■ **Problem description**
Output the material exactly, but drop every image it holds.

■ **Given information**
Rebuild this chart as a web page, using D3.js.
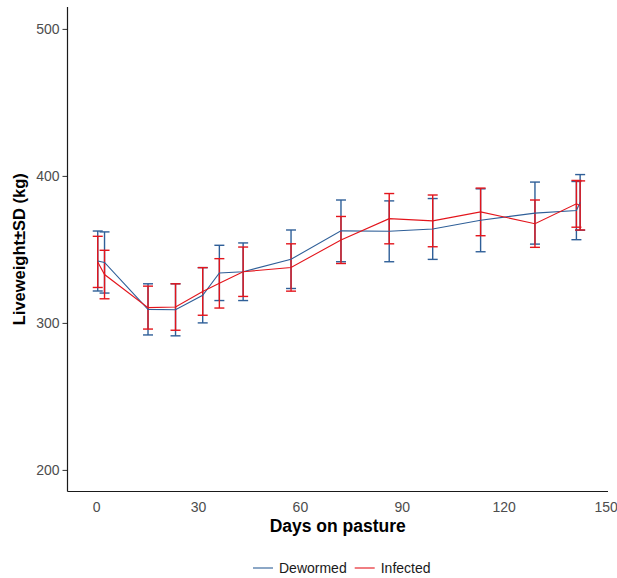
<!DOCTYPE html>
<html>
<head>
<meta charset="utf-8">
<script src="https://cdn.jsdelivr.net/npm/d3@7"></script>
<style>
  html, body { margin: 0; padding: 0; background: #fff; }
  text { font-family: "Liberation Sans", Arial, sans-serif; }
</style>
</head>
<body>
<svg id="chart" width="617" height="578"></svg>
<script>
// ---- data ----
const days = [0.5, 2.5, 15.3, 23.4, 31.4, 36.3, 43.3, 57.4, 72.1, 86.3, 99.1, 113.2, 129.2, 141.4, 142.5];
const dewormedMean = [342.1, 341.1, 309.2, 308.9, 318.8, 334.0, 334.8, 343.3, 362.6, 362.3, 363.9, 369.8, 374.7, 376.4, 382.0];
const dewormedSD   = [20.4, 20.8, 17.4, 17.7, 18.8, 18.8, 19.6, 19.9, 21.0, 20.7, 20.7, 21.4, 21.1, 19.8, 18.9];
const infectedMean = [341.5, 332.9, 310.4, 310.8, 321.4, 326.9, 334.8, 337.7, 356.4, 370.9, 369.4, 375.5, 367.5, 381.0, 379.9];
const infectedSD   = [17.4, 16.5, 14.6, 15.8, 16.2, 16.8, 16.8, 16.1, 16.0, 17.1, 17.6, 16.2, 16.1, 15.9, 16.7];
const seriesNames = ["Dewormed", "Infected"];
const seriesColors = ["#2f5f98", "#e3151c"];
const xTicks = [0, 30, 60, 90, 120, 150];
const yTicks = [200, 300, 400, 500];
const xTitle = "Days on pasture";
const yTitle = "Liveweight\u00b1SD (kg)";

(function () {
const series = [
  { name: seriesNames[0], color: seriesColors[0], pts: days.map((d, i) => ({ x: d, m: dewormedMean[i], s: dewormedSD[i] })) },
  { name: seriesNames[1], color: seriesColors[1], pts: days.map((d, i) => ({ x: d, m: infectedMean[i], s: infectedSD[i] })) }
];

// ---- layout ----
const svg = d3.select("#chart");
const pLeft = 67.5, pRight = 608, pTop = 7, pBottom = 491.5;
const x = d3.scaleLinear().domain([-8.4, 150.7]).range([pLeft, pRight]);
const y = d3.scaleLinear().domain([185.3, 514.9]).range([pBottom, pTop]);

// error bars
const capW = 5;
series.forEach(s => {
  const g = svg.append("g").attr("stroke", s.color).attr("stroke-width", 1.4).attr("fill", "none");
  s.pts.forEach(p => {
    const cx = x(p.x), y1 = y(p.m + p.s), y2 = y(p.m - p.s);
    g.append("line").attr("x1", cx).attr("x2", cx).attr("y1", y1).attr("y2", y2);
    g.append("line").attr("x1", cx - capW).attr("x2", cx + capW).attr("y1", y1).attr("y2", y1);
    g.append("line").attr("x1", cx - capW).attr("x2", cx + capW).attr("y1", y2).attr("y2", y2);
  });
});

// lines
const line = d3.line().x(p => x(p.x)).y(p => y(p.m));
series.forEach(s => {
  svg.append("path").datum(s.pts).attr("d", line)
    .attr("fill", "none").attr("stroke", s.color).attr("stroke-width", 1.1);
});

// axes
const yAxis = d3.axisLeft(y).tickValues(yTicks).tickSize(5).tickPadding(3);
const gy = svg.append("g").attr("transform", `translate(${pLeft},0)`).call(yAxis);
gy.select(".domain").remove();
gy.selectAll(".tick line").attr("stroke", "#333");
gy.selectAll(".tick text").attr("fill", "#4d4d4d").style("font-size", "14px")
  .style("font-family", "'Liberation Sans', Arial, sans-serif");

const xAxis = d3.axisBottom(x).tickValues(xTicks).tickSize(0).tickPadding(11);
const gx = svg.append("g").attr("transform", `translate(0,${pBottom})`).call(xAxis);
gx.select(".domain").remove();
gx.selectAll(".tick text").attr("fill", "#4d4d4d").style("font-size", "14px")
  .style("font-family", "'Liberation Sans', Arial, sans-serif");

// axis lines
svg.append("line").attr("x1", pLeft).attr("x2", pLeft).attr("y1", pTop).attr("y2", pBottom)
  .attr("stroke", "#1a1a1a").attr("stroke-width", 1.2);
svg.append("line").attr("x1", pLeft).attr("x2", pRight).attr("y1", pBottom).attr("y2", pBottom)
  .attr("stroke", "#1a1a1a").attr("stroke-width", 1.2);

// titles
svg.append("text").attr("x", (pLeft + pRight) / 2).attr("y", 532)
  .attr("text-anchor", "middle").style("font-size", "17.5px").style("font-weight", "bold")
  .attr("fill", "#000").text(xTitle);
svg.append("text").attr("transform", `translate(25,${(pTop + pBottom) / 2}) rotate(-90)`)
  .attr("text-anchor", "middle").style("font-size", "16.5px").style("font-weight", "bold")
  .attr("fill", "#000").text(yTitle);

// legend
const legend = svg.append("g").attr("transform", "translate(253,568)");
let lx = 0;
series.forEach((s, i) => {
  const g = legend.append("g").attr("transform", `translate(${lx},0)`);
  g.append("line").attr("x1", 0).attr("x2", 20).attr("y1", 0).attr("y2", 0)
    .attr("stroke", s.color).attr("stroke-width", 1.1);
  const t = g.append("text").attr("x", 26).attr("y", 0).attr("dy", "0.35em")
    .style("font-size", "14px").attr("fill", "#1a1a1a").text(s.name);
  lx += 26 + t.node().getComputedTextLength() + 8;
});
})();
</script>
</body>
</html>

■ **Worked solution**
Rebuild this chart as a web page, using D3.js.
<!DOCTYPE html>
<html>
<head>
<meta charset="utf-8">
<script src="https://cdn.jsdelivr.net/npm/d3@7"></script>
<style>
  html, body { margin: 0; padding: 0; background: #fff; }
  text { font-family: "Liberation Sans", Arial, sans-serif; }
</style>
</head>
<body>
<svg id="chart" width="617" height="578"></svg>
<script>
// ---- data ----
const days = [0.5, 2.5, 15.3, 23.4, 31.4, 36.3, 43.3, 57.4, 72.1, 86.3, 99.1, 113.2, 129.2, 141.4, 142.5];
const dewormedMean = [342.1, 341.1, 309.2, 308.9, 318.8, 334.0, 334.8, 343.3, 362.6, 362.3, 363.9, 369.8, 374.7, 376.4, 382.0];
const dewormedSD   = [20.4, 20.8, 17.4, 17.7, 18.8, 18.8, 19.6, 19.9, 21.0, 20.7, 20.7, 21.4, 21.1, 19.8, 18.9];
const infectedMean = [341.5, 332.9, 310.4, 310.8, 321.4, 326.9, 334.8, 337.7, 356.4, 370.9, 369.4, 375.5, 367.5, 381.0, 379.9];
const infectedSD   = [17.4, 16.5, 14.6, 15.8, 16.2, 16.8, 16.8, 16.1, 16.0, 17.1, 17.6, 16.2, 16.1, 15.9, 16.7];
const seriesNames = ["Dewormed", "Infected"];
const seriesColors = ["#2f5f98", "#e3151c"];
const xTicks = [0, 30, 60, 90, 120, 150];
const yTicks = [200, 300, 400, 500];
const xTitle = "Days on pasture";
const yTitle = "Liveweight\u00b1SD (kg)";

(function () {
const series = [
  { name: seriesNames[0], color: seriesColors[0], pts: days.map((d, i) => ({ x: d, m: dewormedMean[i], s: dewormedSD[i] })) },
  { name: seriesNames[1], color: seriesColors[1], pts: days.map((d, i) => ({ x: d, m: infectedMean[i], s: infectedSD[i] })) }
];

// ---- layout ----
const svg = d3.select("#chart");
const pLeft = 67.5, pRight = 608, pTop = 7, pBottom = 491.5;
const x = d3.scaleLinear().domain([-8.4, 150.7]).range([pLeft, pRight]);
const y = d3.scaleLinear().domain([185.3, 514.9]).range([pBottom, pTop]);

// error bars
const capW = 5;
series.forEach(s => {
  const g = svg.append("g").attr("stroke", s.color).attr("stroke-width", 1.4).attr("fill", "none");
  s.pts.forEach(p => {
    const cx = x(p.x), y1 = y(p.m + p.s), y2 = y(p.m - p.s);
    g.append("line").attr("x1", cx).attr("x2", cx).attr("y1", y1).attr("y2", y2);
    g.append("line").attr("x1", cx - capW).attr("x2", cx + capW).attr("y1", y1).attr("y2", y1);
    g.append("line").attr("x1", cx - capW).attr("x2", cx + capW).attr("y1", y2).attr("y2", y2);
  });
});

// lines
const line = d3.line().x(p => x(p.x)).y(p => y(p.m));
series.forEach(s => {
  svg.append("path").datum(s.pts).attr("d", line)
    .attr("fill", "none").attr("stroke", s.color).attr("stroke-width", 1.1);
});

// axes
const yAxis = d3.axisLeft(y).tickValues(yTicks).tickSize(5).tickPadding(3);
const gy = svg.append("g").attr("transform", `translate(${pLeft},0)`).call(yAxis);
gy.select(".domain").remove();
gy.selectAll(".tick line").attr("stroke", "#333");
gy.selectAll(".tick text").attr("fill", "#4d4d4d").style("font-size", "14px")
  .style("font-family", "'Liberation Sans', Arial, sans-serif");

const xAxis = d3.axisBottom(x).tickValues(xTicks).tickSize(0).tickPadding(11);
const gx = svg.append("g").attr("transform", `translate(0,${pBottom})`).call(xAxis);
gx.select(".domain").remove();
gx.selectAll(".tick text").attr("fill", "#4d4d4d").style("font-size", "14px")
  .style("font-family", "'Liberation Sans', Arial, sans-serif");

// axis lines
svg.append("line").attr("x1", pLeft).attr("x2", pLeft).attr("y1", pTop).attr("y2", pBottom)
  .attr("stroke", "#1a1a1a").attr("stroke-width", 1.2);
svg.append("line").attr("x1", pLeft).attr("x2", pRight).attr("y1", pBottom).attr("y2", pBottom)
  .attr("stroke", "#1a1a1a").attr("stroke-width", 1.2);

// titles
svg.append("text").attr("x", (pLeft + pRight) / 2).attr("y", 532)
  .attr("text-anchor", "middle").style("font-size", "17.5px").style("font-weight", "bold")
  .attr("fill", "#000").text(xTitle);
svg.append("text").attr("transform", `translate(25,${(pTop + pBottom) / 2}) rotate(-90)`)
  .attr("text-anchor", "middle").style("font-size", "16.5px").style("font-weight", "bold")
  .attr("fill", "#000").text(yTitle);

// legend
const legend = svg.append("g").attr("transform", "translate(253,568)");
let lx = 0;
series.forEach((s, i) => {
  const g = legend.append("g").attr("transform", `translate(${lx},0)`);
  g.append("line").attr("x1", 0).attr("x2", 20).attr("y1", 0).attr("y2", 0)
    .attr("stroke", s.color).attr("stroke-width", 1.1);
  const t = g.append("text").attr("x", 26).attr("y", 0).attr("dy", "0.35em")
    .style("font-size", "14px").attr("fill", "#1a1a1a").text(s.name);
  lx += 26 + t.node().getComputedTextLength() + 8;
});
})();
</script>
</body>
</html>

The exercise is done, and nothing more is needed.